Yank you are distorting the picture with many statements on that post.

1. Reversing Dta's and derivative gains have not been the sole source of income. There is core net interest income of at 20 billion per year even in 2008 and 2009. Most of the derivative effects have been losses. Dta gains in 2013 were just write backs from dta losses in 2008 and 2009 which you have no problem trumpeting. I'll take back the gains from dta's in 2013 , you take back the losses from dta's in 2008 and 2009.


2. So there were a combined 5 trillion in guarantees. The bad loan rate varied between 2% and 6% during the crisis. It was only 2.4% at the end of 2008 as the crisis took time to spread to Main street. Let's use 5% ,so that's 250 billion dollars to deal with.
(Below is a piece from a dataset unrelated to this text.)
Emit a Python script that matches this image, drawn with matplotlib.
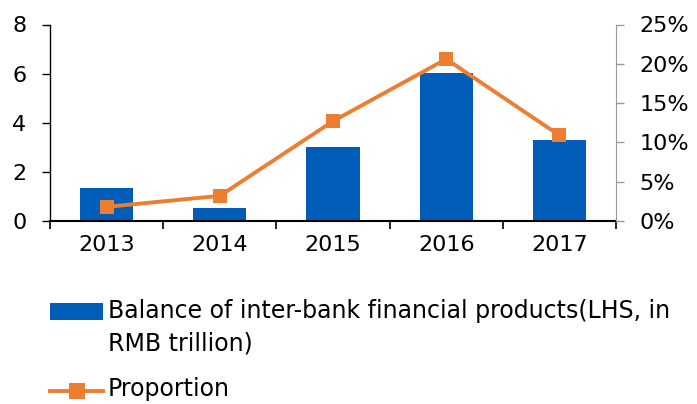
import matplotlib.pyplot as plt
from matplotlib.patches import Rectangle
from matplotlib.lines import Line2D

years = ["2013", "2014", "2015", "2016", "2017"]
balance = [1.36, 0.53, 3.02, 6.02, 3.28]
proportion = [1.8, 3.2, 12.7, 20.6, 10.9]

blue = "#005EB8"
orange = "#ED7D31"
W, H = 697, 404

plt.rcParams['font.family'] = ['DejaVu Sans']
plt.rcParams['font.size'] = 16

fig = plt.figure(figsize=(W / 100, H / 100), dpi=100)
ax = fig.add_axes([50 / W, 1 - 221 / H, 566 / W, 196.5 / H])
ax2 = ax.twinx()

x = list(range(len(years)))
ax.bar(x, balance, width=0.47, color=blue, zorder=2)
ax2.plot(x, proportion, color=orange, lw=2.8, marker="s", markersize=10.5,
         markeredgewidth=0, zorder=3)

ax.set_xlim(-0.5, 4.5)
ax.set_ylim(0, 8)
ax.set_yticks([0, 2, 4, 6, 8])
ax2.set_ylim(0, 25)
ax2.set_yticks([0, 5, 10, 15, 20, 25])
ax2.set_yticklabels([f"{v}%" for v in [0, 5, 10, 15, 20, 25]])

ax.set_xticks(x)
ax.set_xticklabels(years)
ax.set_xticks([i - 0.5 for i in range(len(years) + 1)], minor=True)
ax.tick_params(axis="x", which="major", length=0, pad=10)
ax.tick_params(axis="x", which="minor", length=6, width=1.2, direction="out")
ax.tick_params(axis="y", length=6, width=1, direction="out", pad=11)
ax2.tick_params(axis="y", length=6, width=1, direction="out", color="#999999", pad=11)

for a in (ax, ax2):
    a.spines["top"].set_visible(False)
ax.spines["right"].set_visible(False)
ax2.spines["left"].set_visible(False)
ax2.spines["bottom"].set_visible(False)
ax2.spines["right"].set_color("#999999")
ax.spines["left"].set_linewidth(1)
ax.spines["bottom"].set_linewidth(1.5)

# legend drawn by hand to get the wrapped label spacing
fig.add_artist(Rectangle((50 / W, 1 - 320 / H), 53 / W, 17 / H,
                         transform=fig.transFigure, facecolor=blue, edgecolor="none"))
fig.text(108 / W, 1 - 311 / H, "Balance of inter-bank financial products(LHS, in",
         fontsize=17, va="center", ha="left")
fig.text(108 / W, 1 - 343 / H, "RMB trillion)", fontsize=17, va="center", ha="left")
fig.add_artist(Line2D([50 / W, 103 / W], [1 - 391 / H, 1 - 391 / H], transform=fig.transFigure,
                      color=orange, lw=2.8))
fig.add_artist(Line2D([76.5 / W], [1 - 391 / H], transform=fig.transFigure,
                      color=orange, marker="s", markersize=11, markeredgewidth=0, lw=0))
fig.text(108 / W, 1 - 389 / H, "Proportion", fontsize=17, va="center", ha="left")

fig.savefig("out.png", dpi=100)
3. We next have to take the recovery rate as the properties still have value even in foreclosure. Remember also that either the buyer or the mortgage insurance company is responsible for the first 20% of the loss. Let's say they lose 40% on each 250 billion so that's only combined losses of 100 billion combined for Fannie and Freddie.


4. The losses were not all of a sudden on a specific date, they were delayed for all sorts of reasons. There was plenty of time to build up loss reserves from an average of 30 billion per year in net interest income at the companies. Even in 2009 charge-off's per year for Fannie Mae were 33 billion then subtract 15 billion in net interest income in anyone year and that's 18 billion per year. So you need 76 billion in loss reserves or more than 4 years reserves. Come on !


5. This is not rocket science as Timmy G once said. You can understand it , Judge Millet should be able to understand it. Ted Olson should be able to explain it. Hopefully Tim Howard will get a chance to explain it. Quit shifting the goal post we are looking at 2011-2012 , not 2008 here!